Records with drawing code
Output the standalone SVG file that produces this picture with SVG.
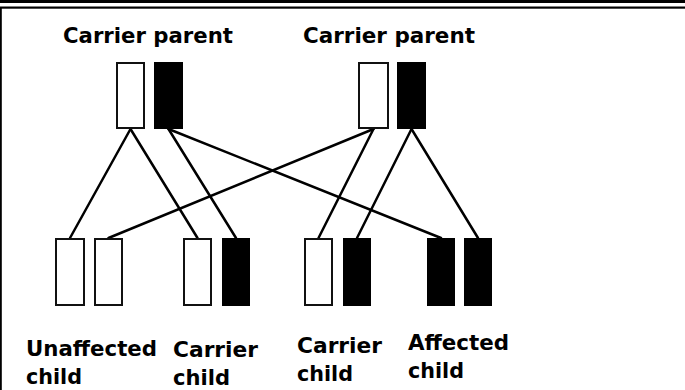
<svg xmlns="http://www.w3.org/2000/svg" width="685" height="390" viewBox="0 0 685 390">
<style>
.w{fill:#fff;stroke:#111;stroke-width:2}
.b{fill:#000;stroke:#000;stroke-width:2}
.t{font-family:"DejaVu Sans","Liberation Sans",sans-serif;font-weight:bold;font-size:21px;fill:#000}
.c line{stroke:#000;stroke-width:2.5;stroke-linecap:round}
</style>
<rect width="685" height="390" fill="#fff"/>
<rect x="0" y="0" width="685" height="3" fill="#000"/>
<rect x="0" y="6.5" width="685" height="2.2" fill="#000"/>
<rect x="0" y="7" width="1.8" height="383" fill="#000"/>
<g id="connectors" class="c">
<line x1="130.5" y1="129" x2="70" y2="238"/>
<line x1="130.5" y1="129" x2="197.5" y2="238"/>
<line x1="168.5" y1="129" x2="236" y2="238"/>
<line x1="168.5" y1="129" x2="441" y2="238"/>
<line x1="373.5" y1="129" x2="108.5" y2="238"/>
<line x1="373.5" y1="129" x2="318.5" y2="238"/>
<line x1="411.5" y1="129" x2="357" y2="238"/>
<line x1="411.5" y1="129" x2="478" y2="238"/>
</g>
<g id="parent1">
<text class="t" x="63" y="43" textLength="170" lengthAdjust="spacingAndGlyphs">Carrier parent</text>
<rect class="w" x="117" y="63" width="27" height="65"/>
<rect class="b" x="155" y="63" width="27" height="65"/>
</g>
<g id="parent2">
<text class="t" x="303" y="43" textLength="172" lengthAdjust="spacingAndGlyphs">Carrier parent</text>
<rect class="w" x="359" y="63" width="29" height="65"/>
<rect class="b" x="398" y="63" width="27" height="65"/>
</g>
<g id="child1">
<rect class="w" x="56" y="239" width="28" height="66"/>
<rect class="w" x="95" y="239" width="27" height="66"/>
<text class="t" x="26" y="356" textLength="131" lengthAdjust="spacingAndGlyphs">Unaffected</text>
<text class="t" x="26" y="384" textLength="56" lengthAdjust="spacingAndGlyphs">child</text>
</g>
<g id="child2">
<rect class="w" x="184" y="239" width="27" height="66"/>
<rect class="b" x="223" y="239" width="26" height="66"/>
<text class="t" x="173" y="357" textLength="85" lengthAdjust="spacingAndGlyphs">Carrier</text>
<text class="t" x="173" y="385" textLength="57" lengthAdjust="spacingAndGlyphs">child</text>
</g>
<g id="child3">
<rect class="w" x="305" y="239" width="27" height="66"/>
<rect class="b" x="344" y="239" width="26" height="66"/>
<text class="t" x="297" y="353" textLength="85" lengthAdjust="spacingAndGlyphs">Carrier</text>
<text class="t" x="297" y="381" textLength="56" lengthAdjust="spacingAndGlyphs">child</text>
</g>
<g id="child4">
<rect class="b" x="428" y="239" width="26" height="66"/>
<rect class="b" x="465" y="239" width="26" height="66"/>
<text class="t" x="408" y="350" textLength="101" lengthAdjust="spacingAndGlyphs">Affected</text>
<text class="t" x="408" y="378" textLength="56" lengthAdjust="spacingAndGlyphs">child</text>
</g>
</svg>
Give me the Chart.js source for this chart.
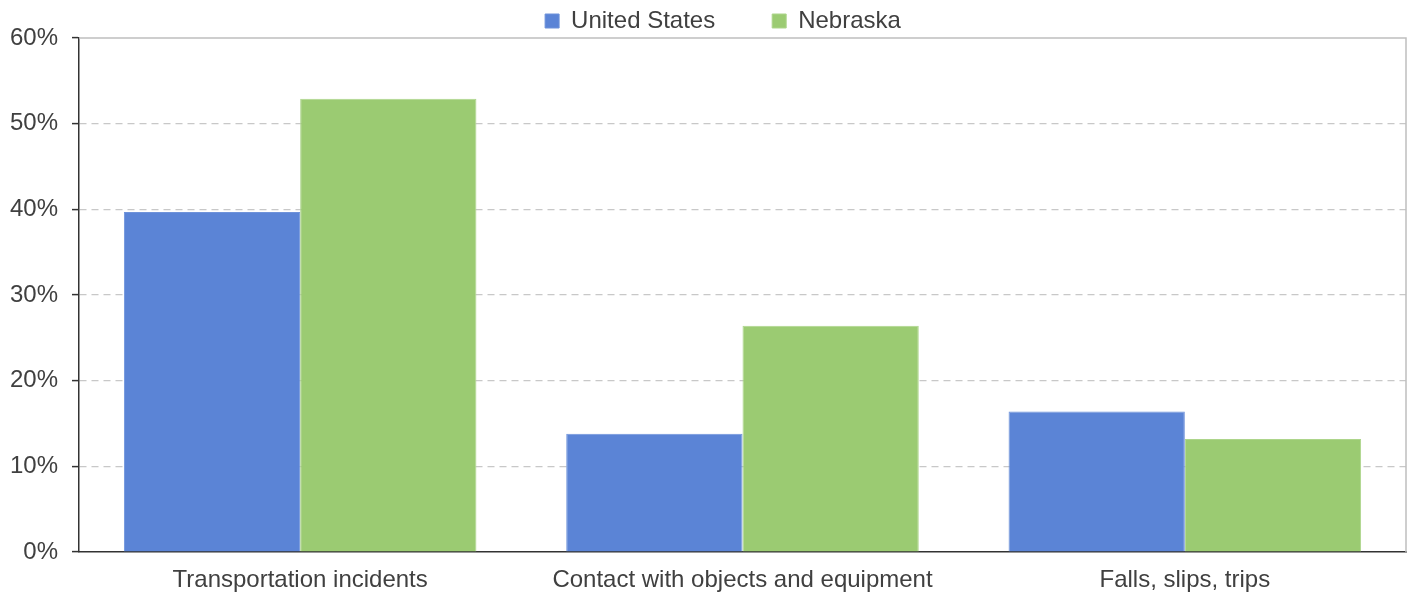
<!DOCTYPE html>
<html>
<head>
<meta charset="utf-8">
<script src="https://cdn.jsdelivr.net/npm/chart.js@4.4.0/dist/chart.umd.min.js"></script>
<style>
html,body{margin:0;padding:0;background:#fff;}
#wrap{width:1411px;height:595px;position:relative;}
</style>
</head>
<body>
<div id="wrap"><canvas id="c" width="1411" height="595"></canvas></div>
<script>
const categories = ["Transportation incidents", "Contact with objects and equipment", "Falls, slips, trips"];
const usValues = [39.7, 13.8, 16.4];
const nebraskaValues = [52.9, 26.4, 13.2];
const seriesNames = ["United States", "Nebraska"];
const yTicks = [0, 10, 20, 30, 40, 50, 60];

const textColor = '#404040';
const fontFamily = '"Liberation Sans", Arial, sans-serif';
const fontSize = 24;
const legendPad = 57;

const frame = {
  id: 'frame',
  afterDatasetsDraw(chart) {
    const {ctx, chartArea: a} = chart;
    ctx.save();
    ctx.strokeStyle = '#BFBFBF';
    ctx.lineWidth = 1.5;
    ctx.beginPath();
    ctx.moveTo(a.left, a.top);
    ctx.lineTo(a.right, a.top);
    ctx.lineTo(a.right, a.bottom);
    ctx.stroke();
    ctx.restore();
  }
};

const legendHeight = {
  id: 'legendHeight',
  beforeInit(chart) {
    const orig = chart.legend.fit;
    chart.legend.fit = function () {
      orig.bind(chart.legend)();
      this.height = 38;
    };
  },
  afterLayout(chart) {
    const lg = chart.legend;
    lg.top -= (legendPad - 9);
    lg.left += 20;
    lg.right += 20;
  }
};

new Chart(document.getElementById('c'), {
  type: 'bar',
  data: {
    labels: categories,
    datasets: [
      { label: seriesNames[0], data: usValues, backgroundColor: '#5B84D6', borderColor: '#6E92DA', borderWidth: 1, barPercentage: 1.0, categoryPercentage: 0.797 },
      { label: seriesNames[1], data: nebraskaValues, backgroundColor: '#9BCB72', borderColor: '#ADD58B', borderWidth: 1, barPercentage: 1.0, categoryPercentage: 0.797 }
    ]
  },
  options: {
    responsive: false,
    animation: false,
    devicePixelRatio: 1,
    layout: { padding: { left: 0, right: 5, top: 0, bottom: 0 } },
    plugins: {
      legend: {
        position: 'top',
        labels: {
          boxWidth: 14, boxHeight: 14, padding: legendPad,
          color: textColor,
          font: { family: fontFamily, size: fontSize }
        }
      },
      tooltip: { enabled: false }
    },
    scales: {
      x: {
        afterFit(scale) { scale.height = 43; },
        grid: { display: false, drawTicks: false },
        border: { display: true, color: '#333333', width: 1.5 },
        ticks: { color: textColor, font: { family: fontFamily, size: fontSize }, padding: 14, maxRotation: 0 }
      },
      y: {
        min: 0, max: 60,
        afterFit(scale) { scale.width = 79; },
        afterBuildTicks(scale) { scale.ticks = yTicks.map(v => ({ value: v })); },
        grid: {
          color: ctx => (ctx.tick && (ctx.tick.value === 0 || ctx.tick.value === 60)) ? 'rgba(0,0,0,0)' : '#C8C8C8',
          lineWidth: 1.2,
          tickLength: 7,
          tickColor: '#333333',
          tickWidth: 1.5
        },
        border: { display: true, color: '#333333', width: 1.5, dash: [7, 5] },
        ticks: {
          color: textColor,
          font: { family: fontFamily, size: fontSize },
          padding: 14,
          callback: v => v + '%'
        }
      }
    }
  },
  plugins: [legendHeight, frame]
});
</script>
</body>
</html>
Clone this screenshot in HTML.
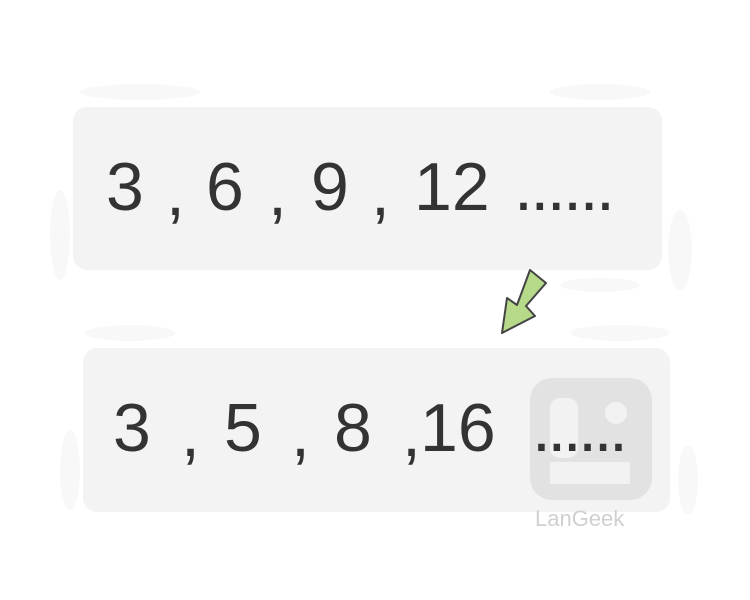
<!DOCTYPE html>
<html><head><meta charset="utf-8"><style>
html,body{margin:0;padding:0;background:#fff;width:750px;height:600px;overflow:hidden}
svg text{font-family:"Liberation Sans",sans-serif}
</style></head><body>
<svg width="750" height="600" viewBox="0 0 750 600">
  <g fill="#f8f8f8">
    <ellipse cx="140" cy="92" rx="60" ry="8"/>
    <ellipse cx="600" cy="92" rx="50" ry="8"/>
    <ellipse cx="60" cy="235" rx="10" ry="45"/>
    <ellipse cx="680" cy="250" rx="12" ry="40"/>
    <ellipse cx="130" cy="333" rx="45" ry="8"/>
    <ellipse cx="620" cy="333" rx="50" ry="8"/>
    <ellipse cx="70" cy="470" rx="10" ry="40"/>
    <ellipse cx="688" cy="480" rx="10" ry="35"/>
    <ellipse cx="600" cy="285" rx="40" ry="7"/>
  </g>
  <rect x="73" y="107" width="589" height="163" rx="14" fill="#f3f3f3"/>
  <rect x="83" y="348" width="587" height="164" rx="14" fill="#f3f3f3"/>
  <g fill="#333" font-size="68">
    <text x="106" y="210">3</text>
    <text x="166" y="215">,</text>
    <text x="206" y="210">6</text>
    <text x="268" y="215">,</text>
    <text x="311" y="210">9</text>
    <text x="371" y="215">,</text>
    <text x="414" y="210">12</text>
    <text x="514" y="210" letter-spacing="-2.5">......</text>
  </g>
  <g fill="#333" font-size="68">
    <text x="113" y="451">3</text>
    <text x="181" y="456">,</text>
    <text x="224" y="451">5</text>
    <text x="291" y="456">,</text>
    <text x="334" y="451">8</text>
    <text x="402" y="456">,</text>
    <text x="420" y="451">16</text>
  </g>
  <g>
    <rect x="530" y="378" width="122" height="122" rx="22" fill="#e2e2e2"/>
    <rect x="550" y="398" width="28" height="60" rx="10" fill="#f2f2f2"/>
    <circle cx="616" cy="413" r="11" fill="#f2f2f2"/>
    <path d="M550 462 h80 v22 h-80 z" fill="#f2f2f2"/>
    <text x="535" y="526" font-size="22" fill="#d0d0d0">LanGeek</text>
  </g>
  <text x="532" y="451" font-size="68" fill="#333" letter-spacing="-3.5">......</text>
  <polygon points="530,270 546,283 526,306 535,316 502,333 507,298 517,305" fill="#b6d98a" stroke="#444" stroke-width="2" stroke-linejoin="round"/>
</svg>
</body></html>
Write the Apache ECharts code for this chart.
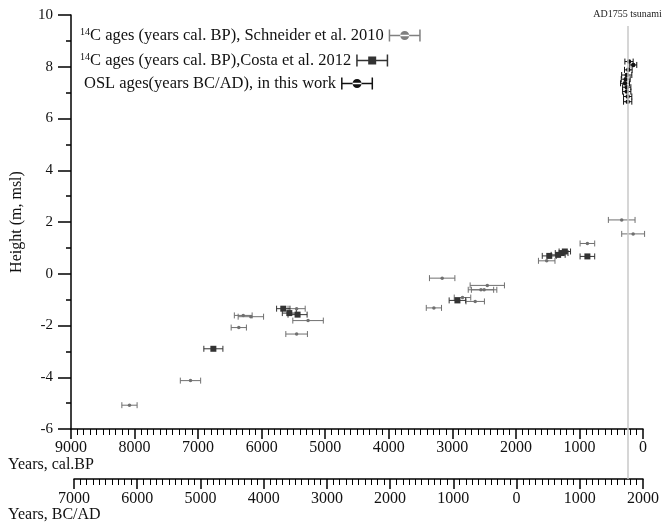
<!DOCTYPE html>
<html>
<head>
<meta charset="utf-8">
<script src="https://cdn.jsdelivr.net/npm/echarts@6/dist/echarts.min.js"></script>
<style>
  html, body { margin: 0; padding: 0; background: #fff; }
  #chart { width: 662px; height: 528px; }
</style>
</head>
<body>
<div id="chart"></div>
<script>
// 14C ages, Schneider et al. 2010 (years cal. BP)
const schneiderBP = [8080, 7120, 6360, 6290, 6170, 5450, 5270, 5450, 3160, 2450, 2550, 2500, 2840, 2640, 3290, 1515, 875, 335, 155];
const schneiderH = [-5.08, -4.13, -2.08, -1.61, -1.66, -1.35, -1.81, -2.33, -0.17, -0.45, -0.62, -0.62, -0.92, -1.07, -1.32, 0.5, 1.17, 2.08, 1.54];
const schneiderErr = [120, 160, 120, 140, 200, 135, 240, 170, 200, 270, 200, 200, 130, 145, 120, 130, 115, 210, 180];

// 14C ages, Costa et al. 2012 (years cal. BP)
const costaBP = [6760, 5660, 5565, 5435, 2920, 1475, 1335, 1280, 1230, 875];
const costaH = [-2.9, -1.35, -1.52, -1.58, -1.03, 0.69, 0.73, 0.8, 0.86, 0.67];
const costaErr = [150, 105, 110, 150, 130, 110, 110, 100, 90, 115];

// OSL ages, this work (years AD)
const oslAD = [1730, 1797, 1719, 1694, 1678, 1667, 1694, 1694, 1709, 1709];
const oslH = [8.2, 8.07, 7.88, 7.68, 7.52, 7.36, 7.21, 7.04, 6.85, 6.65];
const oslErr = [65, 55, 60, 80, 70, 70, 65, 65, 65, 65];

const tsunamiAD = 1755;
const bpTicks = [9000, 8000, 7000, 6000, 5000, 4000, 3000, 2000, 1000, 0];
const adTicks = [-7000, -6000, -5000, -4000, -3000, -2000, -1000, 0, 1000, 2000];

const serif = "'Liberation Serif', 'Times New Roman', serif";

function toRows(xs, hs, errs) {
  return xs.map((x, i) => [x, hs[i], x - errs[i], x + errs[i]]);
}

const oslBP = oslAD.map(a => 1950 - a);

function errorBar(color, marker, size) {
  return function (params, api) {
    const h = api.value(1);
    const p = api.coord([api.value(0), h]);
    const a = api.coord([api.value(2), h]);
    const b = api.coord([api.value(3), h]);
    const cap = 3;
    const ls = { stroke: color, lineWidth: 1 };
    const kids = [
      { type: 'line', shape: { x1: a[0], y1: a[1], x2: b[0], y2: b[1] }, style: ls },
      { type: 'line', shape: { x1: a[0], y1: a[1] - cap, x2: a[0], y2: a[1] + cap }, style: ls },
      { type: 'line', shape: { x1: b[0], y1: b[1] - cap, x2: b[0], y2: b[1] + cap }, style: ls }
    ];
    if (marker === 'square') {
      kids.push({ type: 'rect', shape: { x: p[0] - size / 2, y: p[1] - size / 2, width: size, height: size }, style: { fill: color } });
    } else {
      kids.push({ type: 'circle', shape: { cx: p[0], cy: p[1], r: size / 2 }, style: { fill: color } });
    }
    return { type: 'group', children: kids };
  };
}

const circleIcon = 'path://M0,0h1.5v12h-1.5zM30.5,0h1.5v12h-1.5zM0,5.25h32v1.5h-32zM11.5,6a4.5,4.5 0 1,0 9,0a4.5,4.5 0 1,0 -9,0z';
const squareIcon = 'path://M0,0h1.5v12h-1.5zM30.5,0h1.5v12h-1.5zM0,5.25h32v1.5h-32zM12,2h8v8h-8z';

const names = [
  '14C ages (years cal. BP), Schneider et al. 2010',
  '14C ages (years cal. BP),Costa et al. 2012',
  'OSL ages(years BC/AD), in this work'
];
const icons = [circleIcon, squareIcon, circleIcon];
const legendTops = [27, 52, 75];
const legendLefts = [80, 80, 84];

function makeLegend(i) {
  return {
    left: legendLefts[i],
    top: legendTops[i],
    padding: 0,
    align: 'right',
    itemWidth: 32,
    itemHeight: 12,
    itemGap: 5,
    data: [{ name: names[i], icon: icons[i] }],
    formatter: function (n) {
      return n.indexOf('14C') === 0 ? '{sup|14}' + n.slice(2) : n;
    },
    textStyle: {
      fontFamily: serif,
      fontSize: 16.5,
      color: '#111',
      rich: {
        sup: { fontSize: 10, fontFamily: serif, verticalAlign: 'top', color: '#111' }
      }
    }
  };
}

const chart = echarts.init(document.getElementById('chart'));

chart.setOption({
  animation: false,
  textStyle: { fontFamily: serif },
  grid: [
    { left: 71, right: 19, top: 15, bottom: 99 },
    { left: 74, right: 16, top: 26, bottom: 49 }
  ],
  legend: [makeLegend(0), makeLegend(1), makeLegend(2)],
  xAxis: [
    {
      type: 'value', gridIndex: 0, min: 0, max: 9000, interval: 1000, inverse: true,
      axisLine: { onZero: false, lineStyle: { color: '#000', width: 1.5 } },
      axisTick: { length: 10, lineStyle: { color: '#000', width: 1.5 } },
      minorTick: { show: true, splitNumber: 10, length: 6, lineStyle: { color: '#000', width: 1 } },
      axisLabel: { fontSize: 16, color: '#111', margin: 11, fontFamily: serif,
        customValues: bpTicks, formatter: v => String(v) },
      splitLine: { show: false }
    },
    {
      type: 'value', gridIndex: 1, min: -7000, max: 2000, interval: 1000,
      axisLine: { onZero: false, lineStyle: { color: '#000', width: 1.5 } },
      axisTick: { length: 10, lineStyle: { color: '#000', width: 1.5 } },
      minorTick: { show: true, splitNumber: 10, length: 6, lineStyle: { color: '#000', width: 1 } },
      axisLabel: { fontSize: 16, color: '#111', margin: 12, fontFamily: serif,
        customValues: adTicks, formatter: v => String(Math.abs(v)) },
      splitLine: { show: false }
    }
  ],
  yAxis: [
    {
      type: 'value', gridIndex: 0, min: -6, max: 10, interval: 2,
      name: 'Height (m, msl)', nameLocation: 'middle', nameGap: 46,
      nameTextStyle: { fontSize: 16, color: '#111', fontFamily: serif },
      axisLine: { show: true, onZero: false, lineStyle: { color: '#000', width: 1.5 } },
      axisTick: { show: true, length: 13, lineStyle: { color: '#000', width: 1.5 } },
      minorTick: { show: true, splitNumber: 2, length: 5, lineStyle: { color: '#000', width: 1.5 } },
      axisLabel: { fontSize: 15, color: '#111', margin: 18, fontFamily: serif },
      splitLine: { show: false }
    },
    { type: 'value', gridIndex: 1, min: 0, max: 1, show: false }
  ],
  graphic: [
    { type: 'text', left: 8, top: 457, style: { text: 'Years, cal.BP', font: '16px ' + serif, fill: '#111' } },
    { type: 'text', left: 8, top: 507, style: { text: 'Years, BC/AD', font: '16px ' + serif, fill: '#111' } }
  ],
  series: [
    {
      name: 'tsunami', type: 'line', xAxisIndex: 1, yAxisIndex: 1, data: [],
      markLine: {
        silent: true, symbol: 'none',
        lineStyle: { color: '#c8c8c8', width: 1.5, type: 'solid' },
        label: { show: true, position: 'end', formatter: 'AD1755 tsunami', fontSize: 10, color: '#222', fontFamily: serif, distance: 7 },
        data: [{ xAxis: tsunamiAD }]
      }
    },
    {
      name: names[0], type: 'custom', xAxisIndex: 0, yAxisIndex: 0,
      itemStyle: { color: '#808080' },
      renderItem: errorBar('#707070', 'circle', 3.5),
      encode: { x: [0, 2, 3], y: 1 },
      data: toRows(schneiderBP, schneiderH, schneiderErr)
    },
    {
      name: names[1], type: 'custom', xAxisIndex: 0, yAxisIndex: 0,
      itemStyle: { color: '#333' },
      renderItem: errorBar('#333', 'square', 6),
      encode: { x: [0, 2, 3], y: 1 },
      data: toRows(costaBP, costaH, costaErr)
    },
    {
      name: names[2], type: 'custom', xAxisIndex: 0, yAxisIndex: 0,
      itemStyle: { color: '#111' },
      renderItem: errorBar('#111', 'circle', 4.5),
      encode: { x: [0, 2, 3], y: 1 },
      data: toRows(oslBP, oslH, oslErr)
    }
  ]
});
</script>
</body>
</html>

(Challenge) Set down the lines running from the one with "Write the Apache ECharts code for this chart." through the one with "const oslBP = oslAD.map(a => 1950 - a);", both ends kept, exactly and with no pictures.

(The output)
Write the Apache ECharts code for this chart.
<!DOCTYPE html>
<html>
<head>
<meta charset="utf-8">
<script src="https://cdn.jsdelivr.net/npm/echarts@6/dist/echarts.min.js"></script>
<style>
  html, body { margin: 0; padding: 0; background: #fff; }
  #chart { width: 662px; height: 528px; }
</style>
</head>
<body>
<div id="chart"></div>
<script>
// 14C ages, Schneider et al. 2010 (years cal. BP)
const schneiderBP = [8080, 7120, 6360, 6290, 6170, 5450, 5270, 5450, 3160, 2450, 2550, 2500, 2840, 2640, 3290, 1515, 875, 335, 155];
const schneiderH = [-5.08, -4.13, -2.08, -1.61, -1.66, -1.35, -1.81, -2.33, -0.17, -0.45, -0.62, -0.62, -0.92, -1.07, -1.32, 0.5, 1.17, 2.08, 1.54];
const schneiderErr = [120, 160, 120, 140, 200, 135, 240, 170, 200, 270, 200, 200, 130, 145, 120, 130, 115, 210, 180];

// 14C ages, Costa et al. 2012 (years cal. BP)
const costaBP = [6760, 5660, 5565, 5435, 2920, 1475, 1335, 1280, 1230, 875];
const costaH = [-2.9, -1.35, -1.52, -1.58, -1.03, 0.69, 0.73, 0.8, 0.86, 0.67];
const costaErr = [150, 105, 110, 150, 130, 110, 110, 100, 90, 115];

// OSL ages, this work (years AD)
const oslAD = [1730, 1797, 1719, 1694, 1678, 1667, 1694, 1694, 1709, 1709];
const oslH = [8.2, 8.07, 7.88, 7.68, 7.52, 7.36, 7.21, 7.04, 6.85, 6.65];
const oslErr = [65, 55, 60, 80, 70, 70, 65, 65, 65, 65];

const tsunamiAD = 1755;
const bpTicks = [9000, 8000, 7000, 6000, 5000, 4000, 3000, 2000, 1000, 0];
const adTicks = [-7000, -6000, -5000, -4000, -3000, -2000, -1000, 0, 1000, 2000];

const serif = "'Liberation Serif', 'Times New Roman', serif";

function toRows(xs, hs, errs) {
  return xs.map((x, i) => [x, hs[i], x - errs[i], x + errs[i]]);
}

const oslBP = oslAD.map(a => 1950 - a);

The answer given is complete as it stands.